This gate entry from the north side is a monument to the good times even back in the 14th century. It was demolished in 1800's to expand the city center and Felderrnhalle took its place in 1844, with the gate moved out farther
On the Odeonsplatz stands a statue of King Ludwig I. He was King of Bavaria from 1825-1848. He was a great art lover and appreciator of Greek and Italian architecture. This explains the abundance of neoclassical buildings in Munich that were built during his reign.
The statue was built by Max von Widnmann in 1862 in King Ludwig's honour.
This square was redesigned by Hitler in the 1930's and shows his taste in architecture
Check out the before and after photos in the really interesting Third Reich in Ruins website.
We strolled through the Odeonsplatz in Munich while sightseeing. There wasn't much going on but it was a nice place - some statues and a large expanse of plaza.
Also present, a much needed porto-o-potty which I made use of.
Although planned and built by Germans, in this the most German of cities, the Odeonplatz is extraordinarily reminiscent of Italy. And that is because it is meant to be. The square is flanked on both sides by the naples yellow of the Baroque, copper domed Theatiner Church on one side, and the Rennaissance palace with its Italianate court garden on the other. It is anchored by the Feldherrnhall, a tri-arched platform for a statue of Ludwig himself. This building is very eye catching, and was modelled on the Loggia dei Lanzi in Florence. Stretching out to the north towards Schwabing is Ludwigstrasse, a wide boulevard, which is bordered by some of the most impressive buildings in Munich.
Ludwigstraße must be one of the nicest streets of Munich. It starts (or ends?) at Odeonsplatz and ends (or starts?) at the Siegestor.
The streets if full of Renaissance facades and with this very plain and balanced.
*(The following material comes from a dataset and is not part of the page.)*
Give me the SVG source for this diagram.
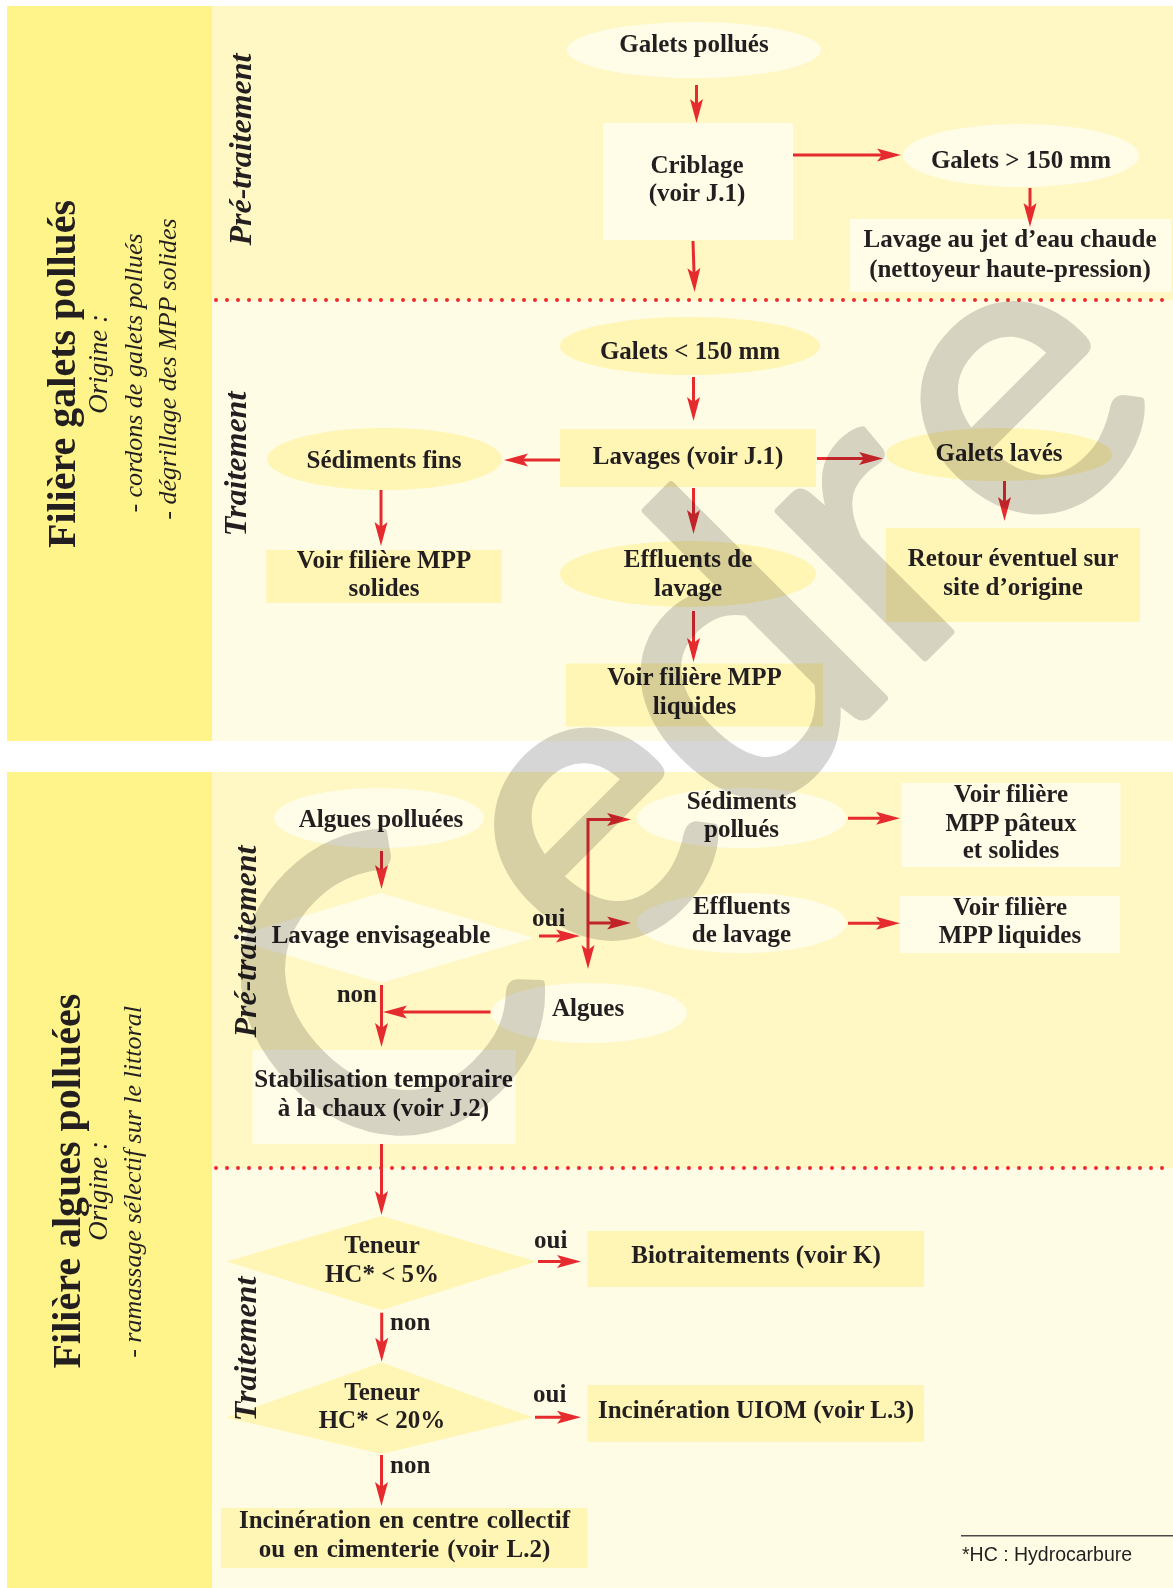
<svg xmlns="http://www.w3.org/2000/svg" width="1173" height="1588" viewBox="0 0 1173 1588">
<defs>
<style>
.t{font-family:"Liberation Serif","Times New Roman",serif;font-weight:bold;font-size:25px;fill:#231F20;text-anchor:middle}
.lb{font-family:"Liberation Serif","Times New Roman",serif;font-weight:bold;font-size:25px;fill:#231F20}
.sec{font-family:"Liberation Serif","Times New Roman",serif;font-weight:bold;font-style:italic;font-size:32px;fill:#231F20;text-anchor:middle}
.title{font-family:"Liberation Serif","Times New Roman",serif;font-weight:bold;font-size:40px;fill:#231F20;text-anchor:middle}
.orig{font-family:"Liberation Serif","Times New Roman",serif;font-style:italic;font-size:27px;fill:#231F20;text-anchor:middle}
.sub{font-family:"Liberation Serif","Times New Roman",serif;font-style:italic;font-size:26px;fill:#231F20;text-anchor:middle}
.band{fill:#FEF48A}
.pre{fill:#FFF8C4}
.trt{fill:#FFFCE5}
.light{fill:#FFFCE7}
.yel{fill:#FFF5B4}
.conn{stroke:#E62B2F;stroke-width:3;fill:none;marker-end:url(#ah)}
.dots{stroke:#EE2A2E;stroke-width:4;stroke-dasharray:0 11;stroke-linecap:round;fill:none}
.wm{font-family:Lato,"DejaVu Sans",sans-serif;font-size:410px;fill:#D6D6D6;stroke:#D6D6D6;stroke-width:7;stroke-linejoin:round;mix-blend-mode:multiply}
.foot{font-family:"Liberation Sans",Arial,sans-serif;font-size:19.5px;fill:#231F20}
</style>
<marker id="ah" markerUnits="userSpaceOnUse" markerWidth="24" markerHeight="14" refX="14" refY="7" orient="auto">
<path d="M0,0.5 L24,7 L0,13.5 L5,7 Z" fill="#E62B2F"/>
</marker>
</defs>

<g id="backgrounds">
<rect class="band" x="7" y="6" width="205" height="735"/>
<rect class="pre" x="212" y="6" width="961" height="294"/>
<rect class="trt" x="212" y="300" width="961" height="441"/>
<rect class="band" x="7" y="772" width="205" height="816"/>
<rect class="pre" x="212" y="772" width="961" height="396"/>
<rect class="trt" x="212" y="1168" width="961" height="420"/>
<line class="dots" x1="216" y1="300" x2="1173" y2="300"/>
<line class="dots" x1="216" y1="1168" x2="1173" y2="1168"/>
</g>

<g id="n_galets_pollues"><ellipse class="light" cx="694" cy="50" rx="127" ry="28"/><text class="t" x="694" y="52">Galets pollués</text></g>
<g id="n_criblage"><rect class="light" x="603" y="123" width="190" height="117"/><text class="t" x="697" y="173">Criblage</text><text class="t" x="697" y="201">(voir J.1)</text></g>
<g id="n_galets_gt150"><ellipse class="light" cx="1021" cy="155.5" rx="118" ry="31.5"/><text class="t" x="1021" y="168">Galets &gt; 150 mm</text></g>
<g id="n_lavage_jet"><rect class="light" x="850" y="219" width="321" height="73"/><text class="t" x="1010" y="247">Lavage au jet d’eau chaude</text><text class="t" x="1010" y="277">(nettoyeur haute-pression)</text></g>
<g id="n_galets_lt150"><ellipse class="yel" cx="690" cy="346" rx="130" ry="29"/><text class="t" x="690" y="359">Galets &lt; 150 mm</text></g>
<g id="n_lavages"><rect class="yel" x="560" y="429" width="256" height="58"/><text class="t" x="688" y="464">Lavages (voir J.1)</text></g>
<g id="n_sed_fins"><ellipse class="yel" cx="384.5" cy="459" rx="117.5" ry="31"/><text class="t" x="384" y="468">Sédiments fins</text></g>
<g id="n_mpp_solides"><rect class="yel" x="266" y="550" width="236" height="53"/><text class="t" x="384" y="568">Voir filière MPP</text><text class="t" x="384" y="596">solides</text></g>
<g id="n_galets_laves"><ellipse class="yel" cx="999" cy="454.5" rx="113" ry="26.5"/><text class="t" x="999" y="461">Galets lavés</text></g>
<g id="n_retour"><rect class="yel" x="886" y="528" width="254" height="94"/><text class="t" x="1013" y="566">Retour éventuel sur</text><text class="t" x="1013" y="594.6">site d’origine</text></g>
<g id="n_effluents1"><ellipse class="yel" cx="688" cy="574" rx="128" ry="33"/><text class="t" x="688" y="567">Effluents de</text><text class="t" x="688" y="595.7">lavage</text></g>
<g id="n_mpp_liquides1"><rect class="yel" x="566" y="663.5" width="257" height="63"/><text class="t" x="694.5" y="685">Voir filière MPP</text><text class="t" x="694.5" y="714">liquides</text></g>

<g id="n_algues_polluees"><ellipse class="light" cx="379" cy="818" rx="105" ry="30"/><text class="t" x="381" y="826.5">Algues polluées</text></g>
<g id="n_lavage_env"><polygon class="light" points="381,893 534,938 381,983 229,938"/><text class="t" x="381" y="943">Lavage envisageable</text></g>
<g id="n_sed_pollues"><ellipse class="light" cx="741.6" cy="818" rx="105" ry="30"/><text class="t" x="741.5" y="809">Sédiments</text><text class="t" x="741.5" y="837">pollués</text></g>
<g id="n_effluents2"><ellipse class="light" cx="741.6" cy="923" rx="105" ry="30"/><text class="t" x="741.5" y="914">Effluents</text><text class="t" x="741.5" y="941.7">de lavage</text></g>
<g id="n_mpp_pateux"><rect class="light" x="901.5" y="783" width="219" height="84"/><text class="t" x="1011" y="801.7">Voir filière</text><text class="t" x="1011" y="830.7">MPP pâteux</text><text class="t" x="1011" y="858.3">et solides</text></g>
<g id="n_mpp_liquides2"><rect class="light" x="900" y="896" width="220" height="57"/><text class="t" x="1010" y="915">Voir filière</text><text class="t" x="1010" y="943.3">MPP liquides</text></g>
<g id="n_algues"><ellipse class="light" cx="589" cy="1013" rx="98" ry="30"/><text class="t" x="588" y="1015.5">Algues</text></g>
<g id="n_stabilisation"><rect class="light" x="252.7" y="1050" width="263" height="94"/><text class="t" x="383.5" y="1087">Stabilisation temporaire</text><text class="t" x="383.5" y="1116">à la chaux (voir J.2)</text></g>
<g id="n_teneur5"><polygon class="yel" points="381.7,1216 536.5,1261.5 381.7,1310 226.7,1261.5"/><text class="t" x="382" y="1252.7">Teneur</text><text class="t" x="382" y="1281.7">HC* &lt; 5%</text></g>
<g id="n_biotraitements"><rect class="yel" x="587.6" y="1231" width="336.4" height="56"/><text class="t" x="756" y="1263.3">Biotraitements (voir K)</text></g>
<g id="n_teneur20"><polygon class="yel" points="381.7,1362.5 533,1417.5 381.7,1454 226,1417.5"/><text class="t" x="382" y="1400">Teneur</text><text class="t" x="382" y="1428.3">HC* &lt; 20%</text></g>
<g id="n_incin_uiom"><rect class="yel" x="587.6" y="1385" width="336.4" height="56.7"/><text class="t" x="756" y="1418.3">Incinération UIOM (voir L.3)</text></g>
<g id="n_incin_collectif"><rect class="yel" x="221" y="1508" width="366.5" height="60"/><text class="t" x="404.5" y="1528" word-spacing="2">Incinération en centre collectif</text><text class="t" x="404.5" y="1557" word-spacing="2">ou en cimenterie (voir L.2)</text></g>

<g id="side-labels">
<text class="title" transform="translate(75,374) rotate(-90)">Filière galets pollués</text>
<text class="orig" transform="translate(107,364) rotate(-90)">Origine :</text>
<text class="sub" transform="translate(141.5,373) rotate(-90)">- cordons de galets pollués</text>
<text class="sub" transform="translate(176,369) rotate(-90)">- dégrillage des MPP solides</text>
<text class="title" transform="translate(80,1181) rotate(-90)">Filière algues polluées</text>
<text class="orig" transform="translate(107,1191) rotate(-90)">Origine :</text>
<text class="sub" transform="translate(140.5,1182) rotate(-90)">- ramassage sélectif sur le littoral</text>
<text class="sec" transform="translate(250.5,149.5) rotate(-90)">Pré-traitement</text>
<text class="sec" transform="translate(245.7,464) rotate(-90)">Traitement</text>
<text class="sec" transform="translate(255.6,941.5) rotate(-90)">Pré-traitement</text>
<text class="sec" transform="translate(256,1349) rotate(-90)">Traitement</text>
</g>

<g id="connectors">
<path class="conn" d="M696.5,85 V113"/>
<path class="conn" d="M793,155 H891"/>
<path class="conn" d="M1030,188 V217"/>
<path class="conn" d="M693,241 L694.3,282"/>
<path class="conn" d="M693.5,377 V411"/>
<path class="conn" d="M560,460 H514"/>
<path class="conn" d="M381,490 V536"/>
<path class="conn" d="M817,458.5 H873"/>
<path class="conn" d="M1004.5,481 V511"/>
<path class="conn" d="M693.5,488 V524"/>
<path class="conn" d="M693.5,611 V652"/>
<path class="conn" d="M381.5,851 V879"/>
<path class="conn" d="M539,936 H570"/>
<path class="conn" d="M588,818 V959"/>
<path class="conn" d="M588,819.5 H621"/>
<path class="conn" d="M588,923 H621"/>
<path class="conn" d="M848,818.3 H890"/>
<path class="conn" d="M848,923.3 H890"/>
<path class="conn" d="M490.5,1012 H393"/>
<path class="conn" d="M381.5,985 V1037"/>
<path class="conn" d="M381.5,1144 V1205"/>
<path class="conn" d="M538,1261.5 H571"/>
<path class="conn" d="M381.7,1312.7 V1351.7"/>
<path class="conn" d="M535,1417.3 H571"/>
<path class="conn" d="M381.5,1455 V1496"/>
</g>

<g id="edge-labels">
<text class="lb" x="532" y="926">oui</text>
<text class="lb" x="377" y="1001.7" text-anchor="end">non</text>
<text class="lb" x="534" y="1248">oui</text>
<text class="lb" x="390" y="1330">non</text>
<text class="lb" x="533" y="1401.7">oui</text>
<text class="lb" x="390" y="1473.3">non</text>
</g>

<g id="footnote">
<line x1="961" y1="1535.7" x2="1173" y2="1535.7" stroke="#4A4A4A" stroke-width="1.5"/>
<text class="foot" x="962" y="1560.7">*HC : Hydrocarbure</text>
</g>

<g id="watermark">
<text class="wm" transform="translate(597,836) rotate(-45)" x="-409 -108 100 329 495" y="106">Cedre</text>
</g>
</svg>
There's no trees or anything destroying this impression.
In the middle you will find the university as well as the Ludwigskirche - my favourite church in Munich - with its two towers and massive facade. It looks most impressive when coming down Schellingstraße.
Leaving the subway at Odeonsplatz I was really impressed of all these huge buildings around here. And besides there starts this long big avenue unto to the Siegestor. Around the Odeonsplatz you find an entrance to teh "Englischer Garten", you see the "Feldherrenhalle", the "Residenz" buildings start here and there is the St. Kajetan church (Theatinerkirche).
Odeonsplatz is my favourite square in Munich. It's surrounded by beautiful buildings like the Theatinerkirche or the Residenz, there's historic buildings like the Feldherrenhalle and even the pavement is worth a look.
From here you can go into the Hofgarten or down beautiful Ludwigstraße, you can hang around the cafes or stroll to Marienplatz.
It is its role as the endpoint of Adolf Hitler’s Beer Hall Putsch on November 8 and 9 of 1923 for which this square is most remembered today. Following a long night of agitation the revolutionaries were parading toward the Ministry of War on Schönfeldstrasse on the morning of the 9th when they were confronted with a police barricade spread out across Odeonsplatz. Sixteen persons (15 Nazis and a waiter) and four police officers were killed in the subsequent riots and once the Nazis came to power, in 1933, the square became a kind of shrine to the fallen Nazi “martyrs.” National Socialist flags covered the hall and a small monument was set up on its east wall. All passers-by were required on threat of arrest to greet the honor guard posted there with a Nazi salute. During this time the bronze lions’ noses on the shields that guard the entrances to the Residenz across the street became symbols of resistance to the Nazis. Many residents would salute the guards, and then walk across the street to touch the lion’s nose to indicate their support of the monarchy, a practice that, minus the salute, continues today.
People who didn't want to do the Nazi salute at all could pass behind the monument, through a small pass. This one has a pavement made of stones and, at the time, someone replace a couple of stones with pieces of bronze. This metal is grey when just worked, becomes green with time and it's golden when polished. And these bronze stones were always golden. This was the way for the Bavarians to show that many persons didn't agree with the regime, preferring to pass by the small pass instead of doing the Nazi greeting.
A note on the number of killed Nazis: Only 15 Nazis were shot. The 16th was a poor waiter who poked his head out the door. But when the nazis were designing and building the "ehrentemple" on the königsplatzt (the overgrow stone plinthes on either side of the briennerstrasse), and wanting a symetrical body arrangement, they posthumously elevated the waiter to a nazi party member.
Odeonsplatz is a place full of monuments and sights. Look down the magnificent Ludwigstrasse, another creation by King Ludwig I. and sometimes called the "German Champs Elysee". Admire the golden Baroque Theatinerkirche, the first Baroque church north of the Alps, or study the history of the Feldherrenhalle, where Hitler once marched to. This is a copy of the Loggia di Lanzi in Florence. Odeonsplatz really feels like Italy.
And don't miss the beautiful Hofgarten next to the Residenz!